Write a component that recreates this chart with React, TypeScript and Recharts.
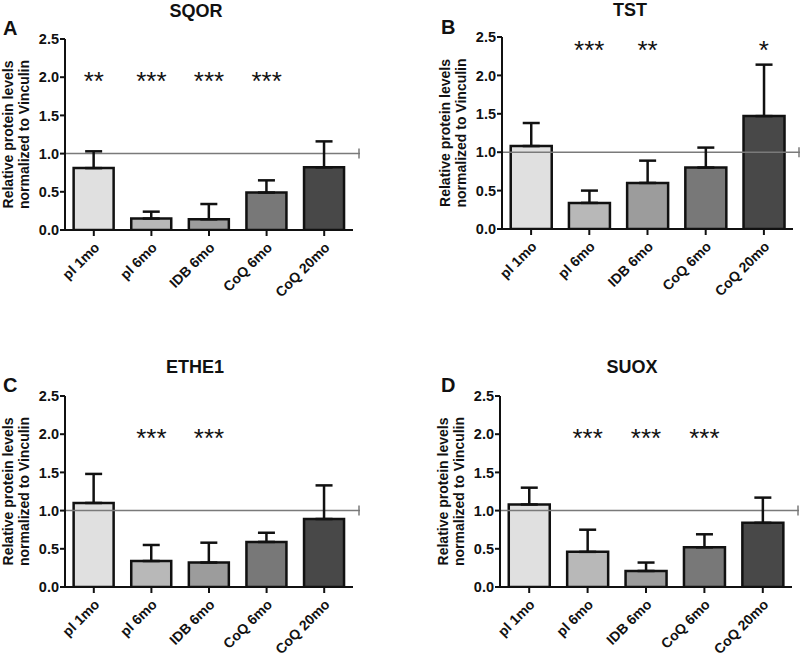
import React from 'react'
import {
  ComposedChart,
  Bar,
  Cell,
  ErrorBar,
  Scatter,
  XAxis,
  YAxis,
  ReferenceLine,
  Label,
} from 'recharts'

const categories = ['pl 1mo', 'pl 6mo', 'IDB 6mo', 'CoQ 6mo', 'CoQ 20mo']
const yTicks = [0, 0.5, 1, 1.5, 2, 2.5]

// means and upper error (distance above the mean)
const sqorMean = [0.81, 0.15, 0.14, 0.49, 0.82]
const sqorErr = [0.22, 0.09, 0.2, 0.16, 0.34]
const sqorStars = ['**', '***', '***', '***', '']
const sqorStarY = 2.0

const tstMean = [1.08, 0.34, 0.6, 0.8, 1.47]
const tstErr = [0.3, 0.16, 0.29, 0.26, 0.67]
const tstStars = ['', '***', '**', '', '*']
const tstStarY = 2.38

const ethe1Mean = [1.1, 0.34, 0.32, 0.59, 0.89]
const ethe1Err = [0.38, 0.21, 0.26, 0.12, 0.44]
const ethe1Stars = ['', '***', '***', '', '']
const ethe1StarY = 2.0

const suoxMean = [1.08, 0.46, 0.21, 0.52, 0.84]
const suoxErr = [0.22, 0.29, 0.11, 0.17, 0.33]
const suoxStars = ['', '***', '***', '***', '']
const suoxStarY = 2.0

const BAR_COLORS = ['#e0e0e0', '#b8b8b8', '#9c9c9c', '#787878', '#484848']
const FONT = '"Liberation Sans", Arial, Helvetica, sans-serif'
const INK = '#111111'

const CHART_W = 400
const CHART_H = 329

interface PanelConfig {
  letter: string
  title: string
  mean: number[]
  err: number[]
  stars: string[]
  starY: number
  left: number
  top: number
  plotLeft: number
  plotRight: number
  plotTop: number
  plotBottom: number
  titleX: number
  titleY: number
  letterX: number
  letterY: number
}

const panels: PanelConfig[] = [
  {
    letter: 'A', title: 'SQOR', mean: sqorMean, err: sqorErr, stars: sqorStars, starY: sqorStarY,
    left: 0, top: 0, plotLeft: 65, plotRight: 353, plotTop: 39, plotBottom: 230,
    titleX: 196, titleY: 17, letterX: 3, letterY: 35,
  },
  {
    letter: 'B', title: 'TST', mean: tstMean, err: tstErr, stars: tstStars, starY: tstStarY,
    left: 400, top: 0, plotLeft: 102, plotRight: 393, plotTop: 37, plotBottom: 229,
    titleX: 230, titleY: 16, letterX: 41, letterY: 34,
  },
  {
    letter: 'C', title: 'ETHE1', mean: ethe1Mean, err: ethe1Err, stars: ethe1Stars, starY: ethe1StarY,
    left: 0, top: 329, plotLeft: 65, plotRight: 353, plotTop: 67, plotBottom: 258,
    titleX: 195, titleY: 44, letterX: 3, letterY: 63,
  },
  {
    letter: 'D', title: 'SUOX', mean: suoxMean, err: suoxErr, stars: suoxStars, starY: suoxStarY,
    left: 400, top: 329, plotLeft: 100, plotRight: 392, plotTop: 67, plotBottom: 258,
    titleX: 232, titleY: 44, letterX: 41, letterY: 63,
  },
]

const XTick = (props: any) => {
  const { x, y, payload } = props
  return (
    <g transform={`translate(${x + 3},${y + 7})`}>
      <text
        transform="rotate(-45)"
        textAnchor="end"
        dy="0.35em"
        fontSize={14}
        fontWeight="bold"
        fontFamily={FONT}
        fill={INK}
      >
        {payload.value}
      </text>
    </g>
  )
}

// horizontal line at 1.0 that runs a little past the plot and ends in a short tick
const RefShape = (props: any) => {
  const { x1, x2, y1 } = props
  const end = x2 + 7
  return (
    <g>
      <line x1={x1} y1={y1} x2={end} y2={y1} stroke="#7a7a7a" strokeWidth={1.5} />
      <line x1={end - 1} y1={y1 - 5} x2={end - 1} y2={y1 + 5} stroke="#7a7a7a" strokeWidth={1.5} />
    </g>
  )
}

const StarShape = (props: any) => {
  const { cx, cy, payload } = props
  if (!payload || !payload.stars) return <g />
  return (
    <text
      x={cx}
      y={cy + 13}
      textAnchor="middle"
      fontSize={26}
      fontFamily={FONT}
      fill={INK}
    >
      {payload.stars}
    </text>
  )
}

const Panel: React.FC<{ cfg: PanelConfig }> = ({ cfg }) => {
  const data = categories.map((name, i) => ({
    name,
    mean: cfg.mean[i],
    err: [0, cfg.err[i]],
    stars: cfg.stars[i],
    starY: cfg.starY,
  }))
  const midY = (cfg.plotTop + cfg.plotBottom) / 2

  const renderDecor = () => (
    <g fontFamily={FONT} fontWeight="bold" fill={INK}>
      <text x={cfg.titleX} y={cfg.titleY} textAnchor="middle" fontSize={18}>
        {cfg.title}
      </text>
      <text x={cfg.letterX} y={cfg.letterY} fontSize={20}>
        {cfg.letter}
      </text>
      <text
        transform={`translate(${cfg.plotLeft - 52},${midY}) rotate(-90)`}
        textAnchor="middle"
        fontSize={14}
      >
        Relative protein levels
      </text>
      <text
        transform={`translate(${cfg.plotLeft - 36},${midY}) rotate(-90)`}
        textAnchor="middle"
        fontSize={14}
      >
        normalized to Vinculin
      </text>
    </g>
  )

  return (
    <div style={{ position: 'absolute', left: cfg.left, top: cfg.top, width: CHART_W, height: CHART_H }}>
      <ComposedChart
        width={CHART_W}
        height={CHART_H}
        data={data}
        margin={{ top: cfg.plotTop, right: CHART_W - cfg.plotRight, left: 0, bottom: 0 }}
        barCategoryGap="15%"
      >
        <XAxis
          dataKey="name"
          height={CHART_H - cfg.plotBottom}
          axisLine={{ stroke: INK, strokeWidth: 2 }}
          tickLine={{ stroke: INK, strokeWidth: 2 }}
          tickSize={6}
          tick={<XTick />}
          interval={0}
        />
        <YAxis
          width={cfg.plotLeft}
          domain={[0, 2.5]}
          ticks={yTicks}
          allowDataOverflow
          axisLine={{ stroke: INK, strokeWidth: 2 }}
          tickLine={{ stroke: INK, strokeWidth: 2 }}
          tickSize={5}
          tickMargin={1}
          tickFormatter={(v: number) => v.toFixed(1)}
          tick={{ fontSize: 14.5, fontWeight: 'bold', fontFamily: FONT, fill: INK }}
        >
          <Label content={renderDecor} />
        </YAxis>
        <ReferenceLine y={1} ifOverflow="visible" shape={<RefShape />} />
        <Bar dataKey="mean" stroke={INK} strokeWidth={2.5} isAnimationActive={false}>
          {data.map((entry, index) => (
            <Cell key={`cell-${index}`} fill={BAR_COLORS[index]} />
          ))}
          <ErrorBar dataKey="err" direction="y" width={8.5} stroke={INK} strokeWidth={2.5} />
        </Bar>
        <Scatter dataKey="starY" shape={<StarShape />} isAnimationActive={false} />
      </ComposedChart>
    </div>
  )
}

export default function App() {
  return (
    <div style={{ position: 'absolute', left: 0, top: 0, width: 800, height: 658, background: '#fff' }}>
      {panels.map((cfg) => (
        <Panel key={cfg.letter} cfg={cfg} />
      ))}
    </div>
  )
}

★ ★ ★ ★ ★

WHAT IS BEING ASKED: Copy nothing but the lines from the first one in the listing through the line with "const sqorStarY = 2.0", and omit the pictures.

EXERCISE ANSWER:
Write a component that recreates this chart with React, TypeScript and Recharts.
import React from 'react'
import {
  ComposedChart,
  Bar,
  Cell,
  ErrorBar,
  Scatter,
  XAxis,
  YAxis,
  ReferenceLine,
  Label,
} from 'recharts'

const categories = ['pl 1mo', 'pl 6mo', 'IDB 6mo', 'CoQ 6mo', 'CoQ 20mo']
const yTicks = [0, 0.5, 1, 1.5, 2, 2.5]

// means and upper error (distance above the mean)
const sqorMean = [0.81, 0.15, 0.14, 0.49, 0.82]
const sqorErr = [0.22, 0.09, 0.2, 0.16, 0.34]
const sqorStars = ['**', '***', '***', '***', '']
const sqorStarY = 2.0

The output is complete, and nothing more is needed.